FH Gelar Diskusi Restorative Justice Bagi Korban Perkosaan

Fakultas Hukum Universitas Brawijaya megadakan Diskusi rutin bulanan mengangkat Tema Restorative Justice Bagi korban perkosaan.

Acara ini diadakan secara virtual pada Kamis tanggal (4/3/2021).

Diskusi ini diselenggarakan karena salah satu ungkapan dari Mahfud MD selaku Menteri Koordinator bidang Politik, Hukum, dan Keamanan Negara yang dianggap keliru tentang bagaimana Restorative Justice itu sendiri.

Pada salah satu diskusi Mahfud mengatakan bahwa Restorative Justice diartikan sebagai penerapan keadilan yang hanya mengedepankan tahap-tahap masyarakat tanpa memperhatikan perlindungan dan penguatan korban Perkosaan itu sendiri.

Padahal Menurut Rezky Pratiwi ada banyak dampak yang dialami korban seperti luka fisik menular, kehamilan yang tidak diinginkan, aborsi tidak aman bahkan secara psikologis seperti depresi, ketakutan, menyalahkan diri sendiri dan upaya bunuh diri.

“Dengan tekanan psikologis itu secara sosial dan ekonomi tertentu korban mengalami dampak penolakan yang kemudian bisa berimbas pada berkurang atau bahkan hilangnya penghasilan korban,”kata Rezky.

Nathalina Naibaho menambahkan ketika seseorang menjabat sebagai pejabat publik apabila ada opini yang sifatnya personal harus dibatasi karena ketika seseorang duduk di jabatan publik maka akan menjadi konsumsi publik dan apa yang disampaikan akan menjadi perhatian.

“Jadi kalau sifat opininya personal maka lebih baik disimpan sendiri saja,”katanya.

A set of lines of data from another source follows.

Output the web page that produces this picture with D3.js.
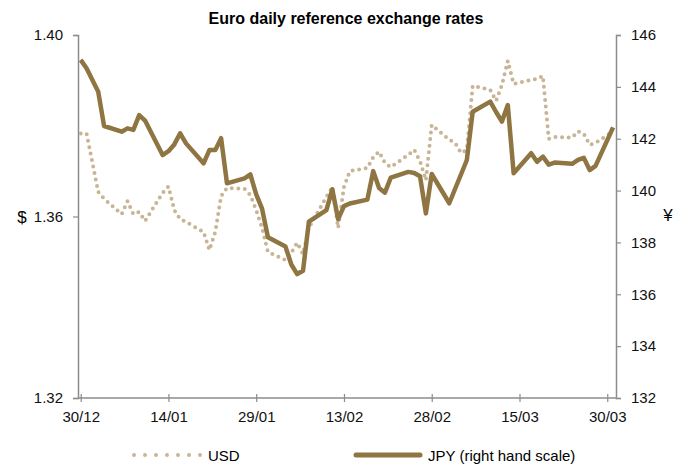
<!DOCTYPE html>
<html>
<head>
<meta charset="utf-8">
<script src="https://cdn.jsdelivr.net/npm/d3@7"></script>
<style>
    body { margin: 0; background: #fff; }
    text { font-family: "Liberation Sans Narrow", "Arial Narrow", "Liberation Sans", sans-serif; }
</style>
</head>
<body>
<svg id="chart" width="685" height="464"></svg>
<script>
const dates = ['30/12/2013', '31/12/2013', '02/01/2014', '03/01/2014', '06/01/2014', '07/01/2014', '08/01/2014', '09/01/2014', '10/01/2014',
    '13/01/2014', '14/01/2014', '15/01/2014', '16/01/2014', '17/01/2014', '20/01/2014', '21/01/2014', '22/01/2014', '23/01/2014', '24/01/2014',
    '27/01/2014', '28/01/2014', '29/01/2014', '30/01/2014', '31/01/2014', '03/02/2014', '04/02/2014', '05/02/2014', '06/02/2014', '07/02/2014',
    '10/02/2014', '11/02/2014', '12/02/2014', '13/02/2014', '14/02/2014', '17/02/2014', '18/02/2014', '19/02/2014', '20/02/2014', '21/02/2014',
    '24/02/2014', '25/02/2014', '26/02/2014', '27/02/2014', '28/02/2014', '03/03/2014', '04/03/2014', '05/03/2014', '06/03/2014', '07/03/2014',
    '10/03/2014', '11/03/2014', '12/03/2014', '13/03/2014', '14/03/2014', '17/03/2014', '18/03/2014', '19/03/2014', '20/03/2014', '21/03/2014',
    '24/03/2014', '25/03/2014', '26/03/2014', '27/03/2014', '28/03/2014', '31/03/2014']

const usd = [1.3783, 1.3783, 1.3654, 1.3639, 1.3605, 1.3634, 1.3605, 1.3610, 1.3590,
    1.3652, 1.3666, 1.3614, 1.3594, 1.3588, 1.3566, 1.3526, 1.3566, 1.3645, 1.3663,
    1.3661, 1.3647, 1.3614, 1.3575, 1.3522, 1.3504, 1.3520, 1.3542, 1.3517, 1.3575,
    1.3643, 1.3665, 1.3575, 1.3665, 1.3700, 1.3707, 1.3731, 1.3743, 1.3718, 1.3709,
    1.3736, 1.3747, 1.3722, 1.3680, 1.3802, 1.3769, 1.3762, 1.3740, 1.3747, 1.3888,
    1.3879, 1.3855, 1.3890, 1.3943, 1.3892, 1.3901, 1.3903, 1.3910, 1.3771, 1.3775,
    1.3774, 1.3788, 1.3782, 1.3758, 1.3762, 1.3788]

const jpy = [145.04, 144.72, 143.81, 142.49, 142.27, 142.40, 142.34, 142.91, 142.70,
    141.37, 141.52, 141.78, 142.21, 141.82, 141.05, 141.56, 141.56, 142.02, 140.28,
    140.47, 140.62, 139.85, 139.30, 138.20, 137.84, 137.15, 136.78, 136.91, 138.80,
    139.25, 140.05, 138.90, 139.40, 139.50, 139.65, 140.75, 140.10, 139.92, 140.50,
    140.72, 140.68, 140.55, 139.12, 140.64, 139.51, 140.07, 140.62, 141.18, 143.04,
    143.43, 143.03, 142.66, 143.30, 140.67, 141.44, 141.11, 141.31, 141.00, 141.08,
    141.03, 141.18, 141.26, 140.79, 140.95, 142.44]

const xTicks = ['30/12/2013', '14/01/2014', '29/01/2014', '13/02/2014', '28/02/2014', '15/03/2014', '30/03/2014']
const usdTicks = [1.32, 1.36, 1.40]
const jpyTicks = [132, 134, 136, 138, 140, 142, 144, 146]

const parse = d3.timeParse('%d/%m/%Y')
const fmt = d3.timeFormat('%d/%m')

const usdColor = '#c7b596'
const jpyColor = '#8e7542'
const axisColor = '#8c8c8c'

const svg = d3.select('#chart')

// plot area
const plotLeft = 78, plotRight = 616, plotTop = 35, plotBottom = 398

const x = d3.scaleTime()
    .domain([parse(dates[0]), parse(dates[dates.length - 1])])
    .range([80.7, 613.1])
const yUsd = d3.scaleLinear().domain([1.32, 1.40]).range([plotBottom, plotTop])
const yJpy = d3.scaleLinear().domain([132, 146]).range([plotBottom, plotTop])

const rows = dates.map((d, i) => ({ date: parse(d), usd: usd[i], jpy: jpy[i] }))

// title
svg.append('text')
    .attr('x', 346)
    .attr('y', 24)
    .attr('text-anchor', 'middle')
    .attr('font-size', 16)
    .attr('font-weight', 'bold')
    .text('Euro daily reference exchange rates')

const styleAxis = (g) => {
    g.select('.domain').attr('stroke', axisColor).attr('stroke-width', 1.5)
    g.selectAll('.tick line').attr('stroke', axisColor).attr('stroke-width', 1.2)
    g.selectAll('.tick text').attr('font-size', 15).attr('fill', '#111')
        .style('font-family', '"Liberation Sans Narrow", "Arial Narrow", "Liberation Sans", sans-serif')
}

// left axis ($)
svg.append('g')
    .attr('transform', `translate(${plotLeft},0)`)
    .call(d3.axisLeft(yUsd).tickValues(usdTicks).tickFormat(d3.format('.2f')).tickSizeOuter(0).tickSize(5).tickPadding(10))
    .call(styleAxis)

// right axis (yen)
svg.append('g')
    .attr('transform', `translate(${plotRight},0)`)
    .call(d3.axisRight(yJpy).tickValues(jpyTicks).tickSizeOuter(0).tickSize(5).tickPadding(10))
    .call(styleAxis)

// bottom axis, tick marks cross the line
const xAxis = svg.append('g')
    .attr('transform', `translate(0,${plotBottom})`)
    .call(d3.axisBottom(x).tickValues(xTicks.map(parse)).tickFormat(fmt).tickSizeOuter(0).tickSize(5).tickPadding(8))
    .call(styleAxis)
xAxis.select('.domain').attr('d', `M${plotLeft},0H${plotRight}`)
xAxis.selectAll('.tick line').attr('y1', -4).attr('y2', 4)

svg.append('text')
    .attr('x', 22).attr('y', 223)
    .attr('text-anchor', 'middle')
    .attr('font-size', 17)
    .text('$')

svg.append('text')
    .attr('x', 668).attr('y', 221)
    .attr('text-anchor', 'middle')
    .attr('font-size', 17)
    .text('¥')

// series
const usdLine = d3.line().x((d) => x(d.date)).y((d) => yUsd(d.usd))
const jpyLine = d3.line().x((d) => x(d.date)).y((d) => yJpy(d.jpy))

svg.append('path')
    .datum(rows)
    .attr('d', usdLine)
    .attr('fill', 'none')
    .attr('stroke', usdColor)
    .attr('stroke-width', 4)
    .attr('stroke-linecap', 'round')
    .attr('stroke-dasharray', '0 6.6')

svg.append('path')
    .datum(rows)
    .attr('d', jpyLine)
    .attr('fill', 'none')
    .attr('stroke', jpyColor)
    .attr('stroke-width', 4.5)
    .attr('stroke-linejoin', 'round')

// legend
const legend = svg.append('g').attr('transform', 'translate(0,455)')

legend.append('line')
    .attr('x1', 134).attr('x2', 201)
    .attr('stroke', usdColor)
    .attr('stroke-width', 4)
    .attr('stroke-linecap', 'round')
    .attr('stroke-dasharray', '0 11')

legend.append('text')
    .attr('x', 208).attr('y', 6)
    .attr('font-size', 15)
    .text('USD')

legend.append('line')
    .attr('x1', 356).attr('x2', 420)
    .attr('stroke', jpyColor)
    .attr('stroke-width', 5)
    .attr('stroke-linecap', 'round')

legend.append('text')
    .attr('x', 428).attr('y', 6)
    .attr('font-size', 15)
    .text('JPY (right hand scale)')
</script>
</body>
</html>
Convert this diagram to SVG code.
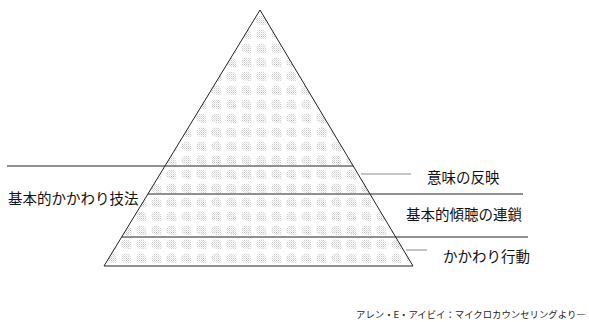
<svg xmlns="http://www.w3.org/2000/svg" width="589" height="322" viewBox="0 0 589 322">
<style>
.lbl{font-family:"Noto Sans CJK JP","Noto Sans",sans-serif;font-size:14.5px;fill:#111}
.foot{font-family:"Noto Sans CJK JP","Noto Sans",sans-serif;font-size:9.4px;fill:#222}
.ln{stroke:#222;stroke-width:1;fill:none}
.gl{stroke:#888;stroke-width:1;fill:none}
</style>
<defs>
<pattern id="dots" width="2" height="2" patternUnits="userSpaceOnUse">
<rect x="0" y="0" width="1" height="1" fill="#a8a8a8"/>
<rect x="1" y="1" width="1" height="1" fill="#d4d4d4"/>
</pattern>
<pattern id="tex" width="15" height="14" patternUnits="userSpaceOnUse">
<rect width="15" height="14" fill="#ffffff"/>
<ellipse cx="6" cy="6" rx="5" ry="4.5" fill="url(#dots)" opacity="0.6"/>
<ellipse cx="9" cy="9" rx="3" ry="2.5" fill="url(#dots)" opacity="0.5"/>
</pattern>
</defs>
<g id="pyramid">
<polygon points="260,10 104,266 413,266" fill="url(#tex)"/>
<polygon points="260,10 104,266 413,266" class="ln"/>
</g>
<g id="connectors">
<line x1="7" y1="166" x2="353" y2="166" class="ln"/>
<line x1="361" y1="174" x2="411" y2="174" class="gl"/>
<line x1="148" y1="194" x2="523" y2="194" class="ln"/>
<line x1="122" y1="237" x2="528" y2="237" class="ln"/>
<line x1="406" y1="250" x2="427" y2="250" class="gl"/>
</g>
<g id="label-imi"><text class="lbl" x="427" y="183">意味の反映</text></g>
<g id="label-keicho"><text class="lbl" x="406" y="220">基本的傾聴の連鎖</text></g>
<g id="label-kodo"><text class="lbl" x="443" y="262">かかわり行動</text></g>
<g id="label-giho"><text class="lbl" x="8" y="204" font-size="13.5">基本的かかわり技法</text></g>
<g id="source"><text class="foot" x="356" y="318">アレン・E・アイビイ：マイクロカウンセリングより―</text></g>
</svg>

Kemudian Lena Hanifah berpendapat bahwa ada banyak kendala yang dialami korban salah satunya diasingkan oleh lingkungan tempat ia tinggal, dan bagaimana penangananpun jarang sekali ada yang memihak pada korban, contohnya pada masyarakat adat adaya uang denda yang kebanyakan dibagikan oleh masyarakat tersebut karena menangung korban perkosaan tersebut, sehingga apa yang menjadi hak korban terus dikesampingkan.

Dari tiga pembicara tersebut dapat disimpulkan bahwa interpretasi dan implementasi dari restorative Justice khususnya untuk korban perkosaan ini sangat kontekstual dan sangat berbahaya jika dimaknai sebagai pengertian perkara sebagai perlindungan terhadap pelaku yang seharusnya menjadi perlindungan bagi para korban.[FDA/Humas UB].